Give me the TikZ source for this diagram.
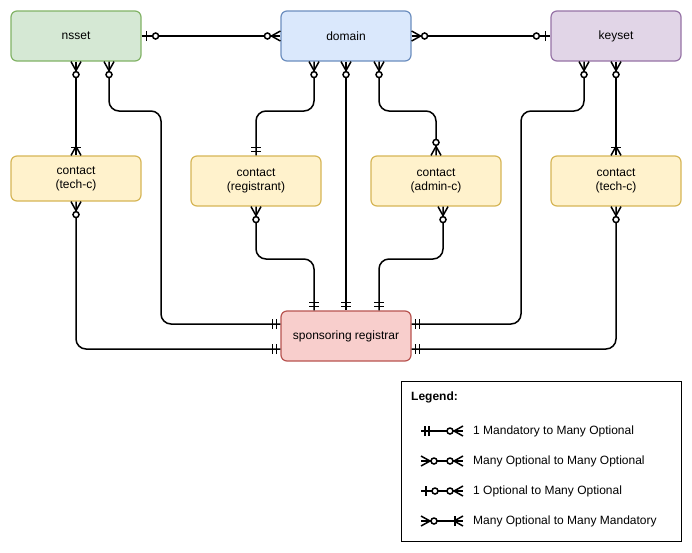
\documentclass[tikz,border=0pt]{standalone}
\usepackage{fontspec}
\setmainfont{Liberation Sans}
\usetikzlibrary{decorations.markings,calc}
\definecolor{gfill}{HTML}{D5E8D4}\definecolor{gline}{HTML}{82B366}
\definecolor{bfill}{HTML}{DAE8FC}\definecolor{bline}{HTML}{6C8EBF}
\definecolor{pfill}{HTML}{E1D5E7}\definecolor{pline}{HTML}{9673A6}
\definecolor{yfill}{HTML}{FFF2CC}\definecolor{yline}{HTML}{D6B656}
\definecolor{rfill}{HTML}{F8CECC}\definecolor{rline}{HTML}{B85450}
\newcommand\erCrow{\draw[ermk] (-9pt,0pt) -- (0pt,5pt) (-9pt,0pt) -- (0pt,-5pt);}
\newcommand\erBar[1]{\draw[ermk] (#1,-5pt) -- (#1,5pt);}
\newcommand\erCirc[1]{\draw[ermk,fill=white] (#1,0pt) circle (3pt);}
\newcommand\erManyOpt{\erCrow\erCirc{-13pt}}
\newcommand\erOneOpt{\erBar{-5pt}\erCirc{-14pt}}
\newcommand\erMandOne{\erBar{-4pt}\erBar{-8pt}}
\newcommand\erManyMand{\erCrow\erBar{-8pt}}
\tikzset{
  ent/.style={draw, rounded corners=6pt, minimum width=130pt, minimum height=50pt,
    inner sep=0pt, line width=1.2pt, align=center, font=\fontsize{12}{14}\selectfont},
  green ent/.style={ent, fill=gfill, draw=gline},
  blue ent/.style={ent, fill=bfill, draw=bline},
  purple ent/.style={ent, fill=pfill, draw=pline},
  yellow ent/.style={ent, fill=yfill, draw=yline},
  red ent/.style={ent, fill=rfill, draw=rline},
  conn/.style={line width=1.5pt, rounded corners=10pt},
  ermk/.style={line width=1.5pt, sharp corners, line cap=butt},
  lbl/.style={anchor=west, inner sep=0pt, font=\fontsize{12}{14}\selectfont},
  e many opt/.style={postaction={decorate,decoration={markings,mark=at position 1 with {\erManyOpt}}}},
  s many opt/.style={postaction={decorate,decoration={markings,mark=at position 0 with {\begin{scope}[xscale=-1]\erManyOpt\end{scope}}}}},
  e one opt/.style={postaction={decorate,decoration={markings,mark=at position 1 with {\erOneOpt}}}},
  s one opt/.style={postaction={decorate,decoration={markings,mark=at position 0 with {\begin{scope}[xscale=-1]\erOneOpt\end{scope}}}}},
  e mand one/.style={postaction={decorate,decoration={markings,mark=at position 1 with {\erMandOne}}}},
  s mand one/.style={postaction={decorate,decoration={markings,mark=at position 0 with {\begin{scope}[xscale=-1]\erMandOne\end{scope}}}}},
  e many mand/.style={postaction={decorate,decoration={markings,mark=at position 1 with {\erManyMand}}}},
}
\begin{document}
\begin{tikzpicture}[x=1pt,y=-1pt]
\useasboundingbox[fill=white] (0,0) rectangle (692,552);
% entities
\node[green ent] (nsset) at (76,36) {nsset};
\node[blue ent] (domain) at (346,36) {domain};
\node[purple ent] (keyset) at (616,36) {keyset};
\node[yellow ent, minimum height=45pt] (techl) at (76,178.5) {contact\\(tech-c)};
\node[yellow ent] (registrant) at (256,181) {contact\\(registrant)};
\node[yellow ent] (admin) at (436,181) {contact\\(admin-c)};
\node[yellow ent] (techr) at (616,181) {contact\\(tech-c)};
\node[red ent] (reg) at (346,336) {sponsoring registrar};
% connectors
\draw[conn, s one opt, e many opt] (nsset.east) -- (domain.west);
\draw[conn, s many opt, e one opt] (domain.east) -- (keyset.west);
\draw[conn, s many opt, e many mand] (nsset.south) -- (techl.north);
\draw[conn, s many opt, e mand one] ([xshift=33pt]nsset.south) -- (109,111) -- (161,111) -- (161,324) -- ([yshift=12pt]reg.west);
\draw[conn, s many opt, e mand one] ([xshift=-32pt]domain.south) -- (314,111) -- (256,111) -- (registrant.north);
\draw[conn, s many opt, e mand one] (domain.south) -- (reg.north);
\draw[conn, s many opt, e many opt] ([xshift=33pt]domain.south) -- (379,111) -- (436,111) -- (admin.north);
\draw[conn, s many opt, e mand one] ([xshift=-32pt]keyset.south) -- (584,111) -- (521,111) -- (521,324) -- ([yshift=12pt]reg.east);
\draw[conn, s many opt, e many mand] (keyset.south) -- (techr.north);
\draw[conn, s many opt, e mand one] (techl.south) -- (76,349) -- ([yshift=-13pt]reg.west);
\draw[conn, s many opt, e mand one] (registrant.south) -- (256,259) -- (314,259) -- ([xshift=-32pt]reg.north);
\draw[conn, s many opt, e mand one] ([xshift=7pt]admin.south) -- (443,259) -- (379,259) -- ([xshift=33pt]reg.north);
\draw[conn, s many opt, e mand one] (techr.south) -- (616,349) -- ([yshift=-13pt]reg.east);
% legend
\node[draw, line width=1pt, minimum width=280pt, minimum height=160pt, inner sep=0pt] (legend) at (541,461) {};
\node[lbl, font=\fontsize{12}{14}\selectfont\bfseries] (legtitle) at (411,397) {Legend:};
\coordinate (l1a) at (421,431); \coordinate (l1b) at (463,431);
\coordinate (l2a) at (421,461); \coordinate (l2b) at (463,461);
\coordinate (l3a) at (421,491); \coordinate (l3b) at (463,491);
\coordinate (l4a) at (421,521); \coordinate (l4b) at (463,521);
\draw[conn, s mand one, e many opt] (l1a) -- (l1b);
\draw[conn, s many opt, e many opt] (l2a) -- (l2b);
\draw[conn, s one opt, e many opt] (l3a) -- (l3b);
\draw[conn, s many opt, e many mand] (l4a) -- (l4b);
\node[lbl] (t1) at (473,431) {1 Mandatory to Many Optional};
\node[lbl] (t2) at (473,461) {Many Optional to Many Optional};
\node[lbl] (t3) at (473,491) {1 Optional to Many Optional};
\node[lbl] (t4) at (473,521) {Many Optional to Many Mandatory};
\end{tikzpicture}
\end{document}
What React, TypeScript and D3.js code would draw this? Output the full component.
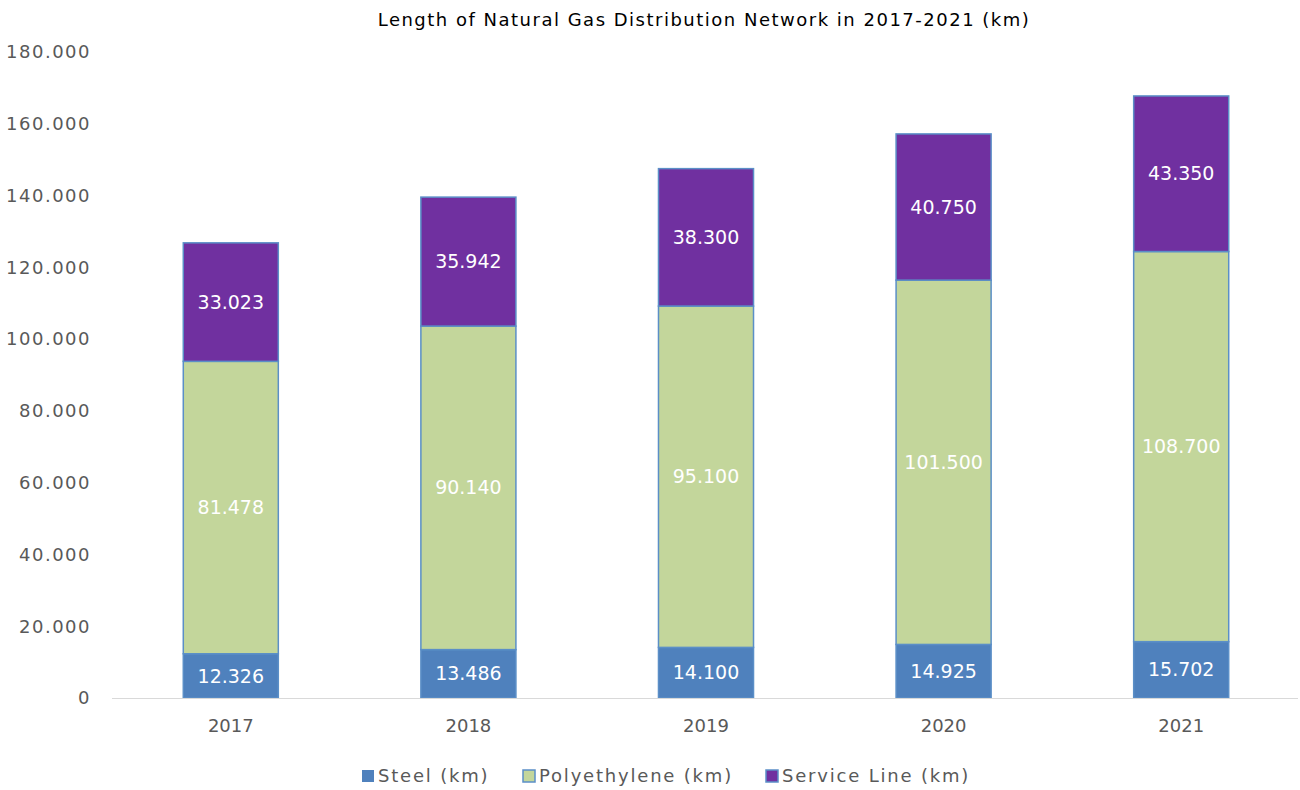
import React, { useEffect, useRef } from "react";
import * as d3 from "d3";

const years = ["2017", "2018", "2019", "2020", "2021"];
const steel = [12326, 13486, 14100, 14925, 15702];
const polyethylene = [81478, 90140, 95100, 101500, 108700];
const serviceLine = [33023, 35942, 38300, 40750, 43350];
const seriesNames = ["Steel (km)", "Polyethylene (km)", "Service Line (km)"];
const seriesColors = ["#4F81BD", "#C3D69B", "#7030A0"];
const yTicks = [0, 20000, 40000, 60000, 80000, 100000, 120000, 140000, 160000, 180000];

const FONT = "'DejaVu Sans', sans-serif";
const fmt = (v: number) => (v === 0 ? "0" : d3.format(",")(v).replace(/,/g, "."));

export default function App() {
  const svgRef = useRef<SVGSVGElement>(null);

  useEffect(() => {
    const width = 1300;
    const height = 790;
    const svg = d3.select(svgRef.current).attr("width", width).attr("height", height);
    svg.selectAll("*").remove();

    const x = d3.scaleBand().domain(years).range([112, 1300]).paddingInner(0.6).paddingOuter(0.3);
    const y = d3.scaleLinear().domain([0, 180000]).range([698, 52]);

    const rows = years.map((yr, i) => ({
      year: yr,
      steel: steel[i],
      poly: polyethylene[i],
      service: serviceLine[i],
    }));
    const keys = ["steel", "poly", "service"];
    const stacked = d3.stack<any>().keys(keys)(rows);

    // title
    svg
      .append("text")
      .attr("x", 704)
      .attr("y", 26)
      .attr("text-anchor", "middle")
      .attr("fill", "#000")
      .style("font-family", FONT)
      .style("font-size", "18px")
      .style("letter-spacing", "1.5px")
      .text("Length of Natural Gas Distribution Network in 2017-2021 (km)");

    // y tick labels
    svg
      .append("g")
      .selectAll("text")
      .data(yTicks)
      .enter()
      .append("text")
      .attr("x", 91)
      .attr("y", (d) => y(d))
      .attr("dy", "0.35em")
      .attr("text-anchor", "end")
      .attr("fill", "#595959")
      .style("font-family", FONT)
      .style("font-size", "18px")
      .style("letter-spacing", "1.5px")
      .text((d) => fmt(d));

    // bars
    const layers = svg
      .append("g")
      .selectAll("g")
      .data(stacked)
      .enter()
      .append("g")
      .attr("fill", (d, i) => seriesColors[i]);

    layers
      .selectAll("rect")
      .data((d) => d)
      .enter()
      .append("rect")
      .attr("x", (d: any) => x(d.data.year)!)
      .attr("y", (d) => y(d[1]))
      .attr("width", x.bandwidth())
      .attr("height", (d) => y(d[0]) - y(d[1]))
      .attr("stroke", "#5B8FC7")
      .attr("stroke-width", 1.5);

    // labels
    layers
      .selectAll("text")
      .data((d) => d)
      .enter()
      .append("text")
      .attr("x", (d: any) => x(d.data.year)! + x.bandwidth() / 2)
      .attr("y", (d) => (y(d[0]) + y(d[1])) / 2)
      .attr("dy", "0.35em")
      .attr("text-anchor", "middle")
      .attr("fill", "#fff")
      .style("font-family", FONT)
      .style("font-size", "19px")
      .text((d) => fmt(d[1] - d[0]));

    // x axis line
    svg
      .append("line")
      .attr("x1", 112)
      .attr("x2", 1298)
      .attr("y1", 698.5)
      .attr("y2", 698.5)
      .attr("stroke", "#D9D9D9")
      .attr("stroke-width", 1);

    svg
      .append("g")
      .selectAll("text")
      .data(years)
      .enter()
      .append("text")
      .attr("x", (d) => x(d)! + x.bandwidth() / 2)
      .attr("y", 726)
      .attr("dy", "0.35em")
      .attr("text-anchor", "middle")
      .attr("fill", "#595959")
      .style("font-family", FONT)
      .style("font-size", "18px")
      .text((d) => d);

    // legend
    const legendX = [362, 523, 766];
    const leg = svg
      .append("g")
      .selectAll("g")
      .data(seriesNames)
      .enter()
      .append("g")
      .attr("transform", (d, i) => `translate(${legendX[i]}, 776)`);
    leg
      .append("rect")
      .attr("x", 0)
      .attr("y", -6)
      .attr("width", 12)
      .attr("height", 12)
      .attr("fill", (d, i) => seriesColors[i])
      .attr("stroke", (d, i) => (i === 0 ? "none" : "#5B8FC7"))
      .attr("stroke-width", 1.5);
    leg
      .append("text")
      .attr("x", 16)
      .attr("y", 0)
      .attr("dy", "0.35em")
      .attr("fill", "#595959")
      .style("font-family", FONT)
      .style("font-size", "18px")
      .style("letter-spacing", "1.8px")
      .text((d) => d);
  }, []);

  return (
    <div style={{ position: "absolute", left: 0, top: 0, background: "#fff" }}>
      <svg ref={svgRef} />
    </div>
  );
}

THE REQUEST: Reproduce nothing but the lines from the one with "What React, TypeScript" to the one with "const y = d3.scaleLinear().domain([0, 180000]).range([698, 52]);", both lines included, and keep every picture out of the copy.

FINISHED TASK:
What React, TypeScript and D3.js code would draw this? Output the full component.
import React, { useEffect, useRef } from "react";
import * as d3 from "d3";

const years = ["2017", "2018", "2019", "2020", "2021"];
const steel = [12326, 13486, 14100, 14925, 15702];
const polyethylene = [81478, 90140, 95100, 101500, 108700];
const serviceLine = [33023, 35942, 38300, 40750, 43350];
const seriesNames = ["Steel (km)", "Polyethylene (km)", "Service Line (km)"];
const seriesColors = ["#4F81BD", "#C3D69B", "#7030A0"];
const yTicks = [0, 20000, 40000, 60000, 80000, 100000, 120000, 140000, 160000, 180000];

const FONT = "'DejaVu Sans', sans-serif";
const fmt = (v: number) => (v === 0 ? "0" : d3.format(",")(v).replace(/,/g, "."));

export default function App() {
  const svgRef = useRef<SVGSVGElement>(null);

  useEffect(() => {
    const width = 1300;
    const height = 790;
    const svg = d3.select(svgRef.current).attr("width", width).attr("height", height);
    svg.selectAll("*").remove();

    const x = d3.scaleBand().domain(years).range([112, 1300]).paddingInner(0.6).paddingOuter(0.3);
    const y = d3.scaleLinear().domain([0, 180000]).range([698, 52]);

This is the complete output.